AFTER

None

What Is Static Analysis?

Static analysis is a malware detection technique in which security systems evaluate a file without executing it. Detection engines compare binaries against known malicious signatures, byte patterns, hashes, metadata indicators, and structural characteristics. Some tools also apply lightweight emulation to enrich static inspection.

This approach is fast and scalable, making it a core component of endpoint protection platforms and malware triage pipelines.

Why Static Analysis Can Be Bypassed

The fundamental weakness of static analysis is its reliance on known patterns. If a file does not match an existing signature or recognizable structure, static detection alone may fail to classify it as malicious.

From a Blue Team standpoint, this is not theoretical — real-world threat actors routinely alter binaries to change their static fingerprint while preserving functionality. This makes static-only detection fragile when facing novel or modified samples.

Research Objective

The goal of this research is to demonstrate the limitations of signature-based static detection and highlight why defenders must rely on layered detection strategies rather than single-signal conclusions.

As part of this defensive research, I implemented a simple binary transformation technique to show how minimal changes can significantly alter static characteristics.

Research Implementation (For Defensive Study)

The implementation is publicly available here:

GitHub: https://github.com/cybernight646/defensive-evasion-research/blob/main/binary-transformations/xor-file-encoder/README.md

This project demonstrates how encoding a binary changes its static representation, causing traditional signature-based scanners to lose visibility. The purpose is not weaponization, but to give defenders a concrete artifact for studying:

  • Why static signatures fail
  • How attackers evade early-stage detection
  • What compensating controls are required

This technique can also be chained with other transformations, which further reinforces the defensive lesson: static analysis should never be treated as a final verdict.

Operational Impact

A common misconception in security operations is that zero detections in multi-engine scanners implies legitimacy. This assumption is incorrect.

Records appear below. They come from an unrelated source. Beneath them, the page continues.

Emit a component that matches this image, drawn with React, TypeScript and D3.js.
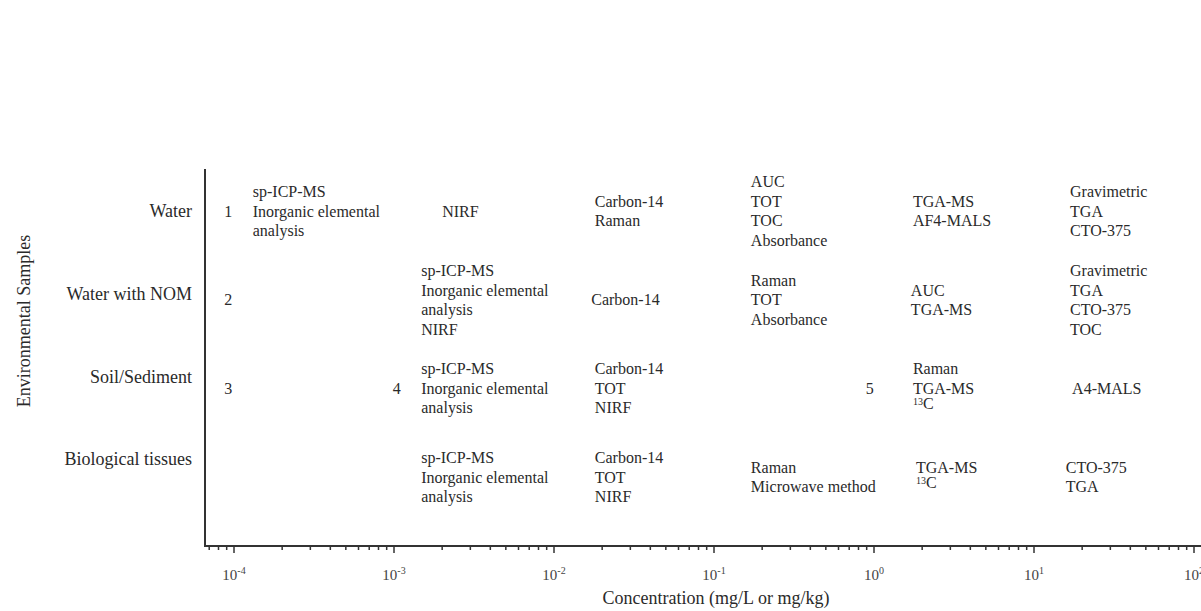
import React from "react";
import * as d3 from "d3";

const ROWS = ["Water", "Water with NOM", "Soil/Sediment", "Biological tissues"];
const X_TICKS = [1e-4, 1e-3, 1e-2, 1e-1, 1e0, 1e1, 1e2];
const X_TICK_EXP = ["-4", "-3", "-2", "-1", "0", "1", "2"];
const X_TITLE = "Concentration (mg/L or mg/kg)";
const Y_TITLE = "Environmental Samples";

const MARKER_LABELS = ["1", "2", "3", "4", "5"];
const MARKER_ROWS = [0, 1, 2, 2, 2];
const MARKER_CONC = [9.2e-5, 9.2e-5, 9.2e-5, 1.04e-3, 0.94];

const GROUP_ROWS = [0, 0, 0, 0, 0, 0, 1, 1, 1, 1, 1, 2, 2, 2, 2, 3, 3, 3, 3, 3];
const GROUP_CONC = [
  1.31e-4, 2.0e-3, 0.018, 0.17, 1.75, 16.8,
  1.48e-3, 0.0171, 0.17, 1.7, 16.8,
  1.48e-3, 0.018, 1.75, 17.3,
  1.48e-3, 0.018, 0.17, 1.83, 15.8,
];
const GROUP_LINES: string[][] = [
  ["sp-ICP-MS", "Inorganic elemental", "analysis"],
  ["NIRF"],
  ["Carbon-14", "Raman"],
  ["AUC", "TOT", "TOC", "Absorbance"],
  ["TGA-MS", "AF4-MALS"],
  ["Gravimetric", "TGA", "CTO-375"],
  ["sp-ICP-MS", "Inorganic elemental", "analysis", "NIRF"],
  ["Carbon-14"],
  ["Raman", "TOT", "Absorbance"],
  ["AUC", "TGA-MS"],
  ["Gravimetric", "TGA", "CTO-375", "TOC"],
  ["sp-ICP-MS", "Inorganic elemental", "analysis"],
  ["Carbon-14", "TOT", "NIRF"],
  ["Raman", "TGA-MS", "{13}C"],
  ["A4-MALS"],
  ["sp-ICP-MS", "Inorganic elemental", "analysis"],
  ["Carbon-14", "TOT", "NIRF"],
  ["Raman", "Microwave method"],
  ["TGA-MS", "{13}C"],
  ["CTO-375", "TGA"],
];

const FONT = "'Liberation Serif', 'Times New Roman', serif";
const TEXT = "#2a2a2a";

function Line({ s }: { s: string }) {
  const m = s.match(/^\{(\d+)\}(.*)$/);
  if (m) {
    return (
      <>
        <tspan fontSize={10} dy={-3}>{m[1]}</tspan>
        <tspan dy={4}>{m[2]}</tspan>
      </>
    );
  }
  return <>{s}</>;
}

export default function App() {
  const W = 1201, H = 611;
  const axisX = 205, axisTop = 169, axisY = 546;
  const x = d3.scaleLog().domain([Math.pow(10, -4 - 29 / 160), Math.pow(10, 2 + 7 / 160)]).range([axisX, W]);
  const labelY = d3.scalePoint<string>().domain(ROWS).range([211, 459]);
  const blockY = d3.scalePoint<string>().domain(ROWS).range([211, 477]);
  const pitch = 19.5;

  const [d0, d1] = x.domain();
  const minor: number[] = [];
  for (let e = -5; e <= 2; e++) {
    for (let k = 2; k <= 9; k++) {
      const v = k * Math.pow(10, e);
      if (v >= d0 && v <= d1) minor.push(v);
    }
  }

  return (
    <svg width={W} height={H} style={{ display: "block", position: "absolute", left: 0, top: 0 }} fontFamily={FONT}>
      <rect width={W} height={H} fill="#fff" />
      <line x1={axisX} x2={axisX} y1={axisTop} y2={axisY + 1} stroke="#333" strokeWidth={2} />
      <line x1={axisX} x2={W} y1={axisY} y2={axisY} stroke="#333" strokeWidth={2} />
      {minor.map((v, i) => (
        <line key={"m" + i} x1={x(v)} x2={x(v)} y1={axisY} y2={axisY + 4} stroke="#333" strokeWidth={1.5} />
      ))}
      {X_TICKS.map((v, i) => (
        <g key={"t" + i}>
          <line x1={x(v)} x2={x(v)} y1={axisY} y2={axisY + 7} stroke="#333" strokeWidth={1.5} />
          <text x={x(v)} y={580} textAnchor="middle" fontSize={15} fill="#444">
            10<tspan fontSize={10} dy={-6}>{X_TICK_EXP[i]}</tspan>
          </text>
        </g>
      ))}
      <text x={716} y={604} textAnchor="middle" fontSize={18} fill={TEXT}>{X_TITLE}</text>
      <text transform={`translate(24,321) rotate(-90)`} textAnchor="middle" fontSize={18} fill={TEXT} dy="0.35em">{Y_TITLE}</text>

      {ROWS.map((r) => (
        <text key={r} x={192} y={labelY(r)} dy="0.35em" textAnchor="end" fontSize={18} fill={TEXT}>{r}</text>
      ))}

      {MARKER_LABELS.map((m, i) => (
        <text key={"n" + i} x={x(MARKER_CONC[i])} y={blockY(ROWS[MARKER_ROWS[i]])} dy="0.35em" textAnchor="middle" fontSize={16} fill={TEXT}>{m}</text>
      ))}

      {GROUP_LINES.map((lines, gi) => {
        const cy = blockY(ROWS[GROUP_ROWS[gi]])!;
        const top = cy - ((lines.length - 1) * pitch) / 2;
        return (
          <g key={"g" + gi}>
            {lines.map((s, li) => (
              <text key={li} x={x(GROUP_CONC[gi])} y={top + li * pitch} dy="0.35em" fontSize={16} fill={TEXT}>
                <Line s={s} />
              </text>
            ))}
          </g>
        );
      })}
    </svg>
  );
}
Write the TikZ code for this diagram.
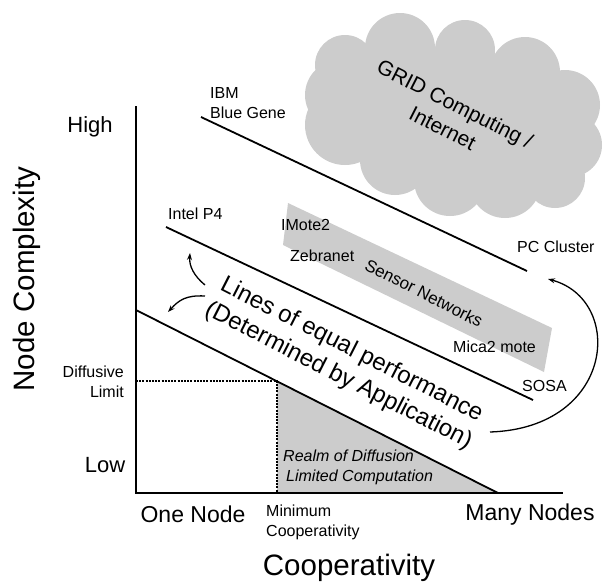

Static evasion techniques — combined with loaders, staged execution, or memory-only execution — allow malicious code to bypass both static and limited sandboxing approaches. When relied upon alone, this creates blind spots that attackers exploit at scale.

Defensive Best Practices

To address these limitations, Blue Teams should:

  • Use isolated execution environments Execute unknown binaries in controlled virtual machines or sandboxes to observe runtime behavior.
  • Prioritize behavioral detection Monitor process creation, memory allocation, system calls, file writes, and network activity.
  • Perform deeper technical analysis For research and incident response, apply debugging, syscall tracing, and full behavioral profiling.
  • Correlate across layers Combine static signals with behavioral, memory, and anomaly-based detections to reach reliable conclusions.

Conclusion

Static analysis is a valuable first layer, but it is fundamentally insufficient against transformed or novel binaries. This research demonstrates — in a controlled and transparent manner — why Blue Teams must assume static evasion is trivial and design detections accordingly.

Understanding how evasion works is essential to building resilient detection, not bypassing it.